Niels K. Petersen gives it a brief write-up in
"Blogging: The Living, the Dead, and the Undead" (Magia Posthuma) and Andrew M. Boylan features my blog as an "External Link" on Taliesin Meets the Vampires.

Awesome.

You might remember that I cited both these guys as influences on this blog in my first post, so to get coverage on their respective pages, is truly an honour.

Bad Captions

Yesterday, I was in the Rare Books Collection reading room at Monash University Library (Clayton), having a browse through Ornella Volta's Le Vampire: La Mort, le Sang, la Peur (Paris: Jean-Jaques Pauvert Éditeur, 1962).

When I came to page 26, I noticed a picture I had seen elsewhere.

I immediately thought of a plate (3) in Christopher Frayling's Vampyres: Lord Byron to Count Dracula (London: Faber and Faber, 1992).

The difference, however, is in the way they're captioned.

In Volta's book, the image is credited thusly:

Jan Luiken : Bianca Rubea, 1711.
Coll. Henry Kahnweiler

Meanwhile, Frayling's version reads:

A vampire rises from the grave, illustrating an early eighteenth century treatise on the undead.

And sure enough, if we turn to Frayling's "Bibliography and Acknowledgements", we get a reference to a certain source consulted for his book:

On the erotic angle, Ornella Volta's Il Vampiro (1962) is interesting (if a little strange at times) and has some extraordinary illustrations (p. 424)

However, the riddle doesn't quite end there.

I thought it'd be easy to trace Bianca Rubea as a novel. Thus far, I haven't been able to trace anything by that name.
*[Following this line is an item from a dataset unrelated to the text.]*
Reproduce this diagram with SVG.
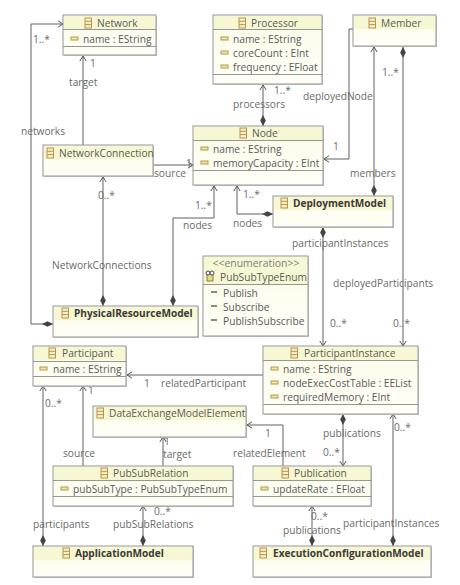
<svg xmlns="http://www.w3.org/2000/svg" width="460" height="585" viewBox="0 0 460 585">
<defs>
<linearGradient id="g" x1="0" y1="0" x2="0" y2="1"><stop offset="0" stop-color="#fbfbe8"/><stop offset="1" stop-color="#fffff8"/></linearGradient>
<marker id="arr" markerUnits="userSpaceOnUse" markerWidth="10" markerHeight="10" refX="9" refY="5" orient="auto"><path d="M4,1.800 L9,5 L4,8.200" fill="none" stroke="#555" stroke-width="1"/></marker>
<marker id="dia" markerUnits="userSpaceOnUse" markerWidth="14" markerHeight="10" refX="0.5" refY="5" orient="auto"><path d="M0.5,5 L6,2.200 L11.500,5 L6,7.800 Z" fill="#444"/></marker>
<g id="ci"><rect x="0" y="0" width="6.500" height="10" fill="#f5efc8" stroke="#b8964a" stroke-width="1"/><path d="M0,3.300 H6.500 M0,6.600 H6.500" stroke="#b8964a" stroke-width="1"/></g>
<g id="ai"><rect x="0" y="0" width="7" height="3" fill="#f0e6a8" stroke="#b09a50" stroke-width="1"/></g>
</defs>
<style>
text{font-family:"Open Sans","Noto Sans","Liberation Sans",sans-serif;font-size:10.2px;fill:#5a5a5a}
.b{fill:url(#g);stroke:#969696;stroke-width:1}
.s{fill:#c8c8c8}
.h{fill:#f7f7d4}
.d{stroke:#969696;stroke-width:1;fill:none}
.t{font-weight:700;fill:#3a3a3a;font-size:10.100px}
.m{text-anchor:middle}
.c{fill:none;stroke:#606060;stroke-width:1}
.l{fill:#6a6a6a}
</style>
<rect width="460" height="585" fill="#fff"/>

<g id="connectors">
<path class="c" d="M53,324 H31 V24 H63" marker-start="url(#dia)" marker-end="url(#arr)"/>
<path class="c" d="M83,145 V56" marker-end="url(#arr)"/>
<path class="c" d="M153,165 H193" marker-end="url(#arr)"/>
<path class="c" d="M103,306 V177" marker-start="url(#dia)" marker-end="url(#arr)"/>
<path class="c" d="M173,306 V218 H214 V186" marker-start="url(#dia)" marker-end="url(#arr)"/>
<path class="c" d="M263,126 V85" marker-start="url(#dia)" marker-end="url(#arr)"/>
<path class="c" d="M353,29 H349 V159 H324" marker-end="url(#arr)"/>
<path class="c" d="M374,196 V47" marker-start="url(#dia)" marker-end="url(#arr)"/>
<path class="c" d="M273,214 H237 V186" marker-start="url(#dia)" marker-end="url(#arr)"/>
<path class="c" d="M403,47 V346" marker-start="url(#dia)" marker-end="url(#arr)"/>
<path class="c" d="M323,227 V346" marker-start="url(#dia)" marker-end="url(#arr)"/>
<path class="c" d="M263,375 H127" marker-end="url(#arr)"/>
<path class="c" d="M43,546 V386" marker-start="url(#dia)" marker-end="url(#arr)"/>
<path class="c" d="M83,466 V386" marker-end="url(#arr)"/>
<path class="c" d="M163,466 V437" marker-end="url(#arr)"/>
<path class="c" d="M143,546 V506" marker-start="url(#dia)" marker-end="url(#arr)"/>
<path class="c" d="M343,414 V466" marker-start="url(#dia)" marker-end="url(#arr)"/>
<path class="c" d="M393,546 V414" marker-start="url(#dia)" marker-end="url(#arr)"/>
<path class="c" d="M283,466 V425 H247" marker-end="url(#arr)"/>
<path class="c" d="M312,546 V506" marker-start="url(#dia)" marker-end="url(#arr)"/>
</g>

<g id="connector-labels">
<text class="l" x="33" y="43">1..*</text>
<text class="l" x="90" y="67">1</text>
<text class="l" x="69" y="86">target</text>
<text class="l" x="21" y="135">networks</text>
<text class="l" x="154" y="177">source</text>
<text class="l" x="186" y="167">1</text>
<text class="l" x="98" y="199">0..*</text>
<text class="l" x="52" y="269">NetworkConnections</text>
<text class="l" x="195" y="209">1..*</text>
<text class="l" x="183" y="229">nodes</text>
<text class="l" x="274" y="94">1..*</text>
<text class="l" x="233" y="108">processors</text>
<text class="l" x="303" y="100">deployedNode</text>
<text class="l" x="333" y="150">1</text>
<text class="l" x="382" y="76">1..*</text>
<text class="l" x="350" y="177">members</text>
<text class="l" x="243" y="198">1..*</text>
<text class="l" x="233" y="227">nodes</text>
<text class="l" x="292" y="247">participantInstances</text>
<text class="l" x="333" y="287">deployedParticipants</text>
<text class="l" x="330" y="327">0..*</text>
<text class="l" x="393" y="327">0..*</text>
<text class="l" x="144" y="387">1</text>
<text class="l" x="161" y="387">relatedParticipant</text>
<text class="l" x="45" y="407">0..*</text>
<text class="l" x="88" y="394">1</text>
<text class="l" x="63" y="457">source</text>
<text class="l" x="163" y="458">target</text>
<text class="l" x="164" y="445">1</text>
<text class="l" x="265" y="437">1</text>
<text class="l" x="233" y="457">relatedElement</text>
<text class="l" x="323" y="437">publications</text>
<text class="l" x="323" y="456">0..*</text>
<text class="l" x="394" y="431">0..*</text>
<text class="l" x="154" y="515">0..*</text>
<text class="l" x="113" y="528">pubSubRelations</text>
<text class="l" x="33" y="528">participants</text>
<text class="l" x="311" y="520">0..*</text>
<text class="l" x="283" y="534">publications</text>
<text class="l" x="343" y="527">participantInstances</text>
</g>

<g id="Network"><rect class="s" x="64" y="16" width="93" height="40"/><rect class="b" x="63" y="15" width="93" height="40"/><rect class="h" x="64" y="16" width="91" height="13"/><path class="d" d="M63,29.500 H156 M63,46.500 H156"/><use href="#ci" x="85" y="18"/><text x="97" y="27">Network</text><use href="#ai" x="71" y="37"/><text x="83" y="43">name : EString</text></g>

<g id="Processor"><rect class="s" x="214" y="16" width="109" height="69"/><rect class="b" x="213" y="15" width="109" height="69"/><rect class="h" x="214" y="16" width="107" height="13"/><path class="d" d="M213,29.500 H322 M213,74.500 H322"/><use href="#ci" x="239" y="18"/><text x="251" y="27">Processor</text><use href="#ai" x="221" y="37"/><text x="233" y="43">name : EString</text><use href="#ai" x="221" y="51"/><text x="233" y="57">coreCount : EInt</text><use href="#ai" x="221" y="65"/><text x="233" y="71">frequency : EFloat</text></g>

<g id="Member"><rect class="s" x="354" y="16" width="83" height="31"/><rect class="b" x="353" y="15" width="83" height="31"/><rect class="h" x="354" y="16" width="81" height="13"/><use href="#ci" x="369" y="18"/><text x="381" y="27">Member</text></g>

<g id="Node"><rect class="s" x="194" y="127" width="130" height="59"/><rect class="b" x="193" y="126" width="130" height="59"/><rect class="h" x="194" y="127" width="128" height="13"/><path class="d" d="M193,140.500 H323 M193,170.500 H323"/><use href="#ci" x="240" y="128"/><text x="252" y="137">Node</text><use href="#ai" x="201" y="147"/><text x="213" y="153">name : EString</text><use href="#ai" x="201" y="161"/><text x="213" y="167">memoryCapacity : EInt</text></g>

<g id="NetworkConnection"><rect class="s" x="44" y="146" width="110" height="31"/><rect class="b" x="43" y="145" width="110" height="31"/><rect class="h" x="44" y="146" width="108" height="13"/><use href="#ci" x="47" y="148"/><text x="59" y="157">NetworkConnection</text></g>

<g id="DeploymentModel"><rect class="s" x="274" y="197" width="120" height="31"/><rect class="b" x="273" y="196" width="120" height="31"/><rect class="h" x="274" y="197" width="118" height="13"/><use href="#ci" x="281" y="198"/><text class="t" x="293" y="207">DeploymentModel</text></g>

<g id="PubSubTypeEnum"><rect class="s" x="204" y="257" width="105" height="80"/><rect class="b" x="203" y="256" width="105" height="80"/><rect class="h" x="204" y="257" width="103" height="27"/><path class="d" d="M203,284.500 H308"/><text class="m" x="256" y="267" style="fill:#808080;font-size:10.4px">&lt;&lt;enumeration&gt;&gt;</text><path d="M207,274 h6 v7 h-6 z" fill="#e8d98a" stroke="#8a7a30" stroke-width="1"/><circle cx="208" cy="273" r="2" fill="#fff" stroke="#446" stroke-width="1"/><circle cx="212" cy="273" r="2" fill="#fff" stroke="#446" stroke-width="1"/><text x="220" y="281">PubSubTypeEnum</text><path d="M211,292 H217 M211,306 H217 M211,320 H217" stroke="#665" stroke-width="1.500"/><text x="223" y="297">Publish</text><text x="223" y="311">Subscribe</text><text x="223" y="325">PublishSubscribe</text></g>

<g id="PhysicalResourceModel"><rect class="s" x="54" y="307" width="145" height="31"/><rect class="b" x="53" y="306" width="145" height="31"/><rect class="h" x="54" y="307" width="143" height="13"/><use href="#ci" x="62" y="308"/><text class="t" x="74" y="317">PhysicalResourceModel</text></g>

<g id="Participant"><rect class="s" x="34" y="347" width="93" height="40"/><rect class="b" x="33" y="346" width="93" height="40"/><rect class="h" x="34" y="347" width="91" height="13"/><path class="d" d="M33,361.500 H126 M33,376.500 H126"/><use href="#ci" x="49" y="348"/><text x="62" y="357">Participant</text><use href="#ai" x="40" y="367"/><text x="53" y="373">name : EString</text></g>

<g id="ParticipantInstance"><rect class="s" x="264" y="347" width="155" height="68"/><rect class="b" x="263" y="346" width="155" height="68"/><rect class="h" x="264" y="347" width="153" height="13"/><path class="d" d="M263,360.500 H418 M263,404.500 H418"/><use href="#ci" x="291" y="348"/><text x="304" y="357">ParticipantInstance</text><use href="#ai" x="271" y="367"/><text x="283" y="373">name : EString</text><use href="#ai" x="271" y="381"/><text x="283" y="387">nodeExecCostTable : EEList</text><use href="#ai" x="271" y="395"/><text x="283" y="401">requiredMemory : EInt</text></g>

<g id="DataExchangeModelElement"><rect class="s" x="94" y="407" width="153" height="31"/><rect class="b" x="93" y="406" width="153" height="31"/><rect class="h" x="94" y="407" width="151" height="13"/><use href="#ci" x="97" y="408"/><text x="109" y="417">DataExchangeModelElement</text></g>

<g id="PubSubRelation"><rect class="s" x="54" y="467" width="180" height="40"/><rect class="b" x="53" y="466" width="180" height="40"/><rect class="h" x="54" y="467" width="178" height="13"/><path class="d" d="M53,480.500 H233 M53,496.500 H233"/><use href="#ci" x="101" y="468"/><text x="113" y="477">PubSubRelation</text><use href="#ai" x="61" y="487"/><text x="73" y="493">pubSubType : PubSubTypeEnum</text></g>

<g id="Publication"><rect class="s" x="254" y="467" width="118" height="40"/><rect class="b" x="253" y="466" width="118" height="40"/><rect class="h" x="254" y="467" width="116" height="13"/><path class="d" d="M253,480.500 H371 M253,496.500 H371"/><use href="#ci" x="282" y="468"/><text x="294" y="477">Publication</text><use href="#ai" x="261" y="487"/><text x="273" y="493">updateRate : EFloat</text></g>

<g id="ApplicationModel"><rect class="s" x="34" y="547" width="160" height="31"/><rect class="b" x="33" y="546" width="160" height="31"/><rect class="h" x="34" y="547" width="158" height="13"/><use href="#ci" x="63" y="548"/><text class="t" x="75" y="557">ApplicationModel</text></g>

<g id="ExecutionConfigurationModel"><rect class="s" x="254" y="547" width="178" height="31"/><rect class="b" x="253" y="546" width="178" height="31"/><rect class="h" x="254" y="547" width="176" height="13"/><use href="#ci" x="260" y="548"/><text class="t" x="273" y="557">ExecutionConfigurationModel</text></g>
</svg>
I've been able to track down Luiken (or Luyken, 1649-1712) easily enough, though. Turns out he was a Dutch engraver. But the only books I've been able to turn up, that fit the year Volta's caption gives (1711), are: De bykorf des gemoeds and Het leerzaam huisraad.[1]

Rest assured, these are
not treatises of the "undead". Indeed, Luiken never illustrated any such treatise.

Looks like Faber and Faber and Frayling tried to pull the wool over our eyes!

[1] "Jan Luyken". DBNL auteur. 1 August 2008.